In March 2019, the city of Rhinelander in northeastern Wisconsin volunteered to get one of its wells tested. The well, No. 7, is located at the Rhinelander-Oneida County Airport. Wisconsin's recommended health standard for PFAS in drinking water is 20 parts per trillion. The results from the test of well No. 7 came back at 590 parts per trillion.
The city shut down the well within a day or two, but Frederickson was determined to find a solution to the problem. Later testing revealed that well No. 8, also at the airport, was contaminated too. About 25 percent of the city's water supply is contaminated with PFAS.
"That being the case, we're just getting by, by the skin of our teeth," Frederickson said.
Frederickson wanted answers. Not about whether anyone was responsible — he wanted to move past blame — but about how PFAS got into the well water and how to get it out.
That's where Tinjum comes in. He and his team spent three days in Rhinelander in late July as part of a research effort to image the ground near the wells and figure out how they were getting contaminated.
Tinjum's team used ground-penetrating radar to image the subsurface area where the PFAS-contaminated wells are located. Similar to radar used by weather stations and airports, this radar is pointed at the ground. Its electromagnetic signal reveals images of the groundwater table, layers of clay and bedrock.

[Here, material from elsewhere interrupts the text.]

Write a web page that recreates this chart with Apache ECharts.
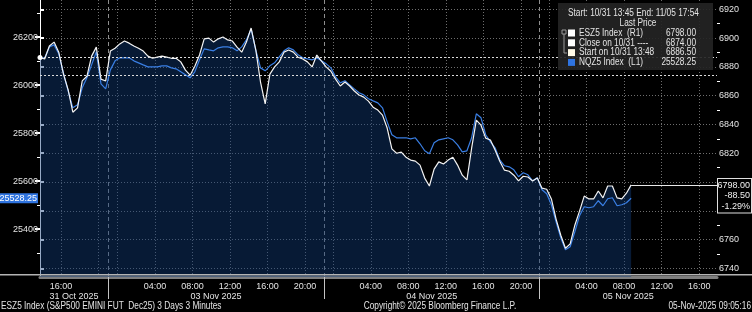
<!DOCTYPE html>
<html><head><meta charset="utf-8">
<script src="https://cdn.jsdelivr.net/npm/echarts@6/dist/echarts.min.js"></script>
<style>html,body{margin:0;padding:0;background:#000;}#c{width:752px;height:312px;}</style>
</head><body><div id="c"></div><script>
const FONT = "'Liberation Sans','Arial',sans-serif";

// sample spacing in trading hours (breaks removed), first sample 10/31 13:45
const STEP_H = 0.5;
const X_MAX = 72.15;

// ESZ5 (S&P500 e-mini, right axis)
const esValues = [
 6886.5,6885.5,6894.5,6897.25,6890.25,6875,6864,6848.5,6851.5,6870.25,
 6873.5,6887.5,6893.75,6871.5,6870.25,6891,6893,6896,6898,6896.5,
 6894.5,6893,6891,6887.5,6886,6886.75,6887.5,6886.75,6886,6886,
 6883.5,6877.75,6874.25,6880.5,6888.25,6899.5,6900,6897.25,6899.5,6900.75,
 6898.75,6898,6893.75,6890.25,6897.25,6907,6891.75,6869.5,6854.25,6875,
 6880,6883.5,6890.25,6891.75,6890.25,6886.75,6885.5,6883.5,6880,6888.25,
 6884,6880,6877,6871.5,6866.75,6869.5,6866.75,6863.25,6860.5,6859,
 6856.25,6852,6850,6846.5,6837.5,6823,6820,6820.75,6817.25,6815.25,
 6814.5,6811.75,6802.75,6797.25,6809,6814,6812.5,6815.25,6817.25,6811.75,
 6804.75,6801.5,6823.5,6843,6839.5,6830.5,6829.25,6822.25,6814.5,6808.25,
 6807.5,6804.75,6800.75,6804,6803.5,6800.75,6802.75,6795.75,6795,6788.25,
 6774.25,6763,6754,6757,6770,6779.75,6790.25,6788.25,6788.25,6793.75,
 6789,6797.25,6797.25,6789,6788.25,6792.25,6798
];
// NQZ5 (Nasdaq-100 e-mini, left axis)
const nqValues = [
 26113.75,26113.75,26159.5,26168,26130.5,26051.25,25976.25,25905.5,25918,25988.75,
 26030.5,26084.5,26138.75,26005.5,25984.5,26063.75,26101.25,26113.75,26113.75,26113.75,
 26101.25,26093,26084.5,26076.25,26076.25,26076.25,26080.5,26080.5,26072,26068,
 26055.5,26043,26030.5,26055.5,26105.5,26151.25,26147,26143,26155.5,26159.5,
 26159.5,26155.5,26143,26159.5,26188.75,26234.5,26147,26072,26059.5,26080.5,
 26093,26118,26143,26155.5,26147,26126.25,26113.75,26109.5,26105.5,26113.75,
 26101.25,26088.75,26072,26034.5,26009.5,26018,26001.25,25984.5,25968,25959.5,
 25943,25934.5,25926.25,25905.5,25847,25793,25780.5,25780.5,25780.5,25776.25,
 25780.5,25755.5,25726.25,25713.75,25759.5,25772,25776.25,25780.5,25772,25751.25,
 25722,25726.25,25780.5,25880.5,25863.75,25793,25763.75,25738.75,25688.75,25663.75,
 25659.5,25647,25618,25634.5,25626.25,25601.25,25613.75,25563.75,25547,25501.25,
 25430.5,25363.75,25313.75,25326.25,25388.75,25455.5,25493,25488.75,25493,25518,
 25497,25526.25,25530.5,25497,25501.25,25509.5,25528.25
];
const esStart = 6886.5;
const esClose = 6874.0;

// axis scales
const NQ_MIN = 25200, NQ_MAX = 26355;
const ES_MIN = 6734, ES_MAX = 6926.5;
const nqTicks = [25400, 25600, 25800, 26000, 26200];
const nqMinor = [25300, 25500, 25700, 25900, 26100, 26300];
const esTicks = [6740, 6760, 6780, 6800, 6820, 6840, 6860, 6880, 6900, 6920];
const esMinor = [6750, 6770, 6790, 6810, 6830, 6850, 6870, 6890, 6910];

// time axis (trading hours since 10/31 13:45)
const gridTimes = [2.25, 6.25, 8.25, 12.25, 16.25, 20.25, 24.25, 28.25, 31.25, 35.25, 39.25, 43.25, 47.25, 51.25, 54.25, 58.25, 62.25, 66.25, 70.25];
const labelTimes = [2.25, 12.25, 16.25, 20.25, 24.25, 28.25, 35.25, 39.25, 43.25, 47.25, 51.25, 58.25, 62.25, 66.25, 70.25];
const labelText = ['16:00','04:00','08:00','12:00','16:00','20:00','04:00','08:00','12:00','16:00','20:00','04:00','08:00','12:00','16:00'];
const sessionBreaks = [7.25, 30.25, 53.25];
const dateTimes = [3.625, 18.75, 41.75, 62.7];
const dateText = ['31 Oct 2025', '03 Nov 2025', '04 Nov 2025', '05 Nov 2025'];

const legendTitle = 'Start: 10/31 13:45 End: 11/05 17:54';
const legendNames = ['ESZ5 Index  (R1)', 'Close on 10/31 ----', 'Start on 10/31 13:48', 'NQZ5 Index  (L1)'];
const legendColors = ['#ffffff', '#ffffff', '#fffbe8', '#2f74e0'];
const footerLeft = 'ESZ5 Index (S&P500 EMINI FUT  Dec25) 3 Days 3 Minutes';
const footerMid = 'Copyright\u00a9 2025 Bloomberg Finance L.P.';
const footerRight = '05-Nov-2025 09:05:16';

const times = esValues.map((_, i) => i * STEP_H);
const esData = esValues.map((v, i) => [times[i], v]);
const nqData = nqValues.map((v, i) => [times[i], v]);
const lastT = times[times.length - 1];
const lastES = esValues[esValues.length - 1];
const lastNQ = nqValues[nqValues.length - 1];
const chg = lastES - esStart;
const pct = chg / esStart * 100;
const legendValues = [lastES.toFixed(2), esClose.toFixed(2), esStart.toFixed(2), lastNQ.toFixed(2)];

function pick(list, texts, v) {
  const k = list.findIndex(t => Math.abs(t - v) < 1e-6);
  return k >= 0 ? texts[k] : '';
}

const GRID = '#6e6e6e';
const TXT = '#e4e4e4';
const SX = 0.83;
const F10 = '10px ' + FONT;

function txt(x, y, text, align) {
  return {type: 'text', x: x, y: y, scaleX: SX, z: 11, silent: true,
          style: {text: text, fill: TXT, font: F10, align: align || 'left', verticalAlign: 'middle'}};
}

const graphic = [];
graphic.push({type: 'rect', shape: {x: 0, y: 274, width: 752, height: 1.5}, style: {fill: '#b4b4b4'}, z: 5, silent: true});
graphic.push({type: 'rect', shape: {x: 558, y: 3, width: 155, height: 67}, style: {fill: 'rgba(36,36,36,0.92)'}, z: 10, silent: true});
graphic.push(txt(568, 13, legendTitle));
graphic.push(txt(638, 23, 'Last Price', 'center'));
graphic.push({type: 'rect', shape: {x: 562, y: 30, width: 4, height: 4}, style: {fill: 'none', stroke: '#9a9a9a', lineWidth: 1}, z: 11, silent: true});
graphic.push({type: 'polyline', shape: {points: [[564, 34], [564, 53], [567, 53]]}, style: {stroke: '#9a9a9a', lineWidth: 1, fill: 'none'}, z: 11, silent: true});
legendNames.forEach((n, k) => {
  const y = 33 + k * 9.8;
  graphic.push({type: 'rect', shape: {x: 568, y: y - 3.5, width: 7, height: 7}, style: {fill: legendColors[k]}, z: 11, silent: true});
  graphic.push(txt(579, y, n));
  graphic.push(txt(696, y, legendValues[k], 'right'));
});
graphic.push(txt(1, 306, footerLeft));
graphic.push(txt(440, 306, footerMid, 'center'));
graphic.push(txt(751, 306, footerRight, 'right'));

const chart = echarts.init(document.getElementById('c'), null, {renderer: 'canvas'});
chart.setOption({
  backgroundColor: '#000',
  animation: false,
  textStyle: {fontFamily: FONT},
  grid: {left: 40, right: 35, top: 0, bottom: 35, containLabel: false, outerBoundsMode: 'none'},
  xAxis: [
    {type: 'value', min: 0, max: X_MAX, position: 'bottom',
     axisLine: {show: true, onZero: false, lineStyle: {color: '#7e7e7e', width: 3}},
     axisTick: {show: false, customValues: gridTimes},
     splitLine: {show: true, lineStyle: {color: GRID, type: [1, 2], width: 1}},
     axisLabel: {customValues: labelTimes, formatter: v => pick(labelTimes, labelText, v), color: TXT, fontSize: 9, margin: 5, fontFamily: FONT}},
    {type: 'value', min: 0, max: X_MAX, position: 'bottom',
     axisLine: {show: false, onZero: false},
     axisTick: {show: true, customValues: sessionBreaks, length: 22, lineStyle: {color: '#c4c4c4', width: 1}},
     splitLine: {show: true, lineStyle: {color: '#8e8e8e', type: [4, 3], width: 1}},
     axisLabel: {customValues: dateTimes, formatter: v => pick(dateTimes, dateText, v), color: TXT, fontSize: 9, margin: 15, fontFamily: FONT}}
  ],
  yAxis: [
    {type: 'value', position: 'left', min: NQ_MIN, max: NQ_MAX,
     axisLine: {show: true, lineStyle: {color: '#ffffff', width: 1}},
     axisTick: {show: true, customValues: nqTicks, length: 5, lineStyle: {color: '#ffffff', width: 2}},
     axisLabel: {customValues: nqTicks, formatter: v => String(v), color: TXT, fontSize: 9, margin: 2, fontFamily: FONT},
     splitLine: {show: false}},
    {type: 'value', position: 'right', min: ES_MIN, max: ES_MAX,
     axisLine: {show: true, lineStyle: {color: '#ffffff', width: 1}},
     axisTick: {show: true, customValues: esTicks, length: 4, lineStyle: {color: '#ffffff', width: 2}},
     axisLabel: {customValues: esTicks, formatter: v => String(v), color: TXT, fontSize: 9, margin: 2, fontFamily: FONT},
     splitLine: {show: true, lineStyle: {color: GRID, type: [1, 2], width: 1}}},
    {type: 'value', position: 'left', min: NQ_MIN, max: NQ_MAX,
     axisLine: {show: false}, axisLabel: {show: false}, splitLine: {show: false},
     axisTick: {show: true, customValues: nqMinor, length: 3, lineStyle: {color: '#ffffff', width: 1}}},
    {type: 'value', position: 'right', min: ES_MIN, max: ES_MAX,
     axisLine: {show: false}, axisLabel: {show: false}, splitLine: {show: false},
     axisTick: {show: true, customValues: esMinor, length: 3, lineStyle: {color: '#ffffff', width: 1}}}
  ],
  series: [
    {name: 'ESZ5 area', type: 'line', xAxisIndex: 0, yAxisIndex: 1, data: esData, showSymbol: false, silent: true,
     lineStyle: {width: 0}, areaStyle: {color: 'rgba(17,60,122,0.62)', origin: 'start'}, z: 1},
    {name: 'NQZ5 Index', type: 'line', xAxisIndex: 0, yAxisIndex: 0, data: nqData, showSymbol: false, silent: true,
     lineStyle: {color: '#3a7fe4', width: 1.2}, z: 3,
     markLine: {silent: true, symbol: ['none', 'none'], animation: false,
       data: [{yAxis: lastNQ, lineStyle: {color: 'rgba(0,0,0,0)', width: 0},
         label: {show: true, position: 'start', distance: 2, formatter: lastNQ.toFixed(2), color: '#ffffff', fontSize: 9, fontFamily: FONT,
                 backgroundColor: '#2f74e0', padding: [1, 1, 0, 1]}}]}},
    {name: 'ESZ5 Index', type: 'line', xAxisIndex: 0, yAxisIndex: 1, data: esData, showSymbol: false, silent: true,
     lineStyle: {color: '#f4f4f4', width: 1.2}, z: 4,
     markPoint: {silent: true, animation: false, symbol: 'circle', symbolSize: 5, itemStyle: {color: '#ffffff'}, label: {show: false},
       data: [{coord: [0, esStart]}]},
     markLine: {silent: true, symbol: ['none', 'none'], animation: false, label: {show: false},
       data: [
         {yAxis: esStart, lineStyle: {color: '#dcdcdc', type: [2, 2], width: 1}},
         {yAxis: esClose, lineStyle: {color: '#dcdcdc', type: [2, 2], width: 1}},
         [{coord: [lastT, lastES], lineStyle: {color: '#e8e8e8', type: 'solid', width: 1},
           label: {show: true, position: 'end', distance: 1, verticalAlign: 'top', offset: [0, -6],
             formatter: ['{a|' + lastES.toFixed(2) + '}', '{a|' + chg.toFixed(2) + '}', '{a|' + pct.toFixed(2) + '%}'].join('\n'),
             backgroundColor: '#000', borderColor: '#e0e0e0', borderWidth: 1, padding: [1, 1, 1, 1],
             rich: {a: {color: '#f0f0f0', fontSize: 9, fontFamily: FONT, width: 31, align: 'right', lineHeight: 10.5}}}},
          {coord: [X_MAX, lastES]}]
       ]}}
  ],
  graphic: graphic
});
</script></body></html>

The radar doesn't pick up the PFAS, but it does show the groundwater table and elevation differences and depths to bedrock and different types of soil layers. From that information, the team can make educated guesses about groundwater flow.
"Largely, PFAS is going to travel with the flow of groundwater," he said. "If we know where groundwater is flowing, we get a pretty good understanding of where PFAS is moving."

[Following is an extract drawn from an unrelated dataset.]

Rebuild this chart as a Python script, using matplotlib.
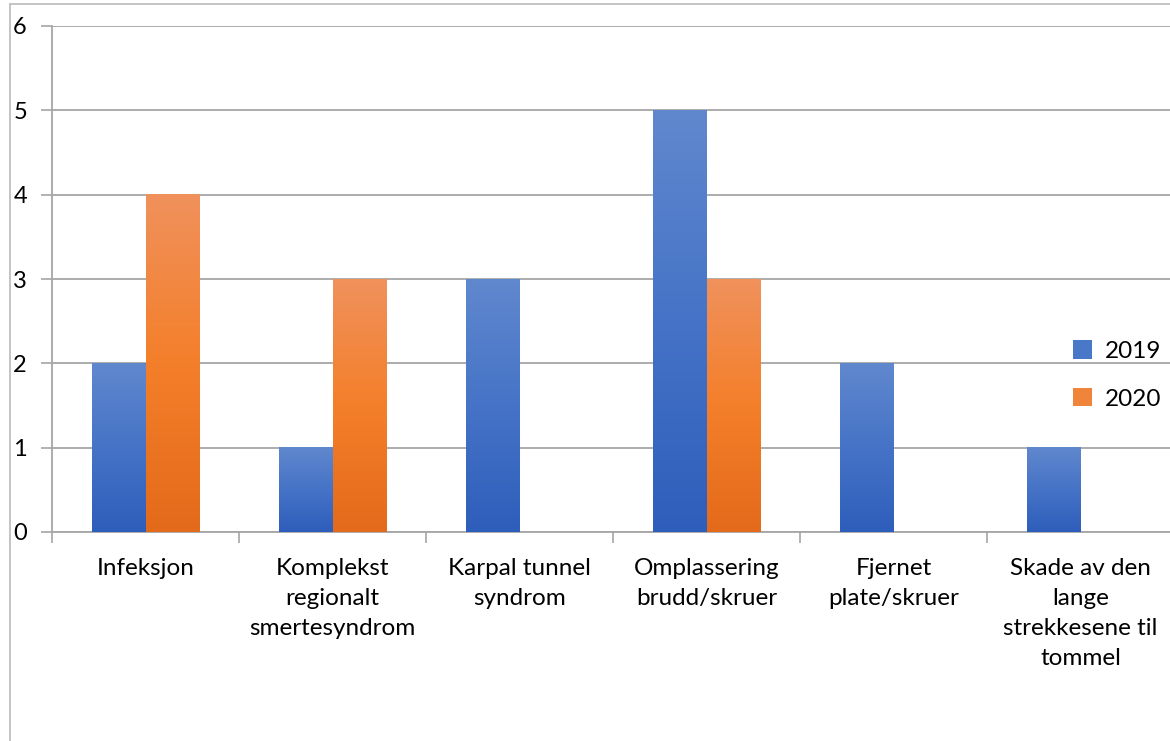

PFAS comes from firefighting foam used in training exercises that are typically done at airports, Tinjum said. PFAS also is associated with bio sludge from wastewater treatment plants, industrial landfills and disposal sites.
Mapping of the ground around the two wells is the first step in a three-part phase, Tinjum said. A comprehensive field investigation would be part of phase two, to discover the source zone of the contamination. Taking action to remediate the contamination is part of phase three.
Typically, PFAS contamination can be remedied with: groundwater pump and treat, where the impacted groundwater is pumped out and treated above ground; a permeable reactive barrier that collects PFAS as the groundwater flows through it; or thermal desorption, where soil is heated up to the point that the PFAS leaves the soil in a vapor that is then collected for more treatment if it’s not destroyed.
Another option is to abandon the two wells that haven’t been active for two years and build new wells elsewhere.
All options would cost several million dollars, Tinjum said.
Depending on funding, and if the city decides it wants to turn on the wells and treat the water, a treatment system could be designed and constructed within six to nine months.
Frederickson said the city is keeping an eye on what other contaminated municipalities are doing to resolve the problem including in Peshtigo and French Island, whose affected residents are getting clean water shipped in and whose communities are considering tapping into municipal water lines in nearby communities.
"We've taken an approach of no blame, no fault," he said. "We're just moving forward with every resource available to us in the city to fix this problem."
He and Tinjum hope the research in Rhinelander helps inform other communities with similar challenges.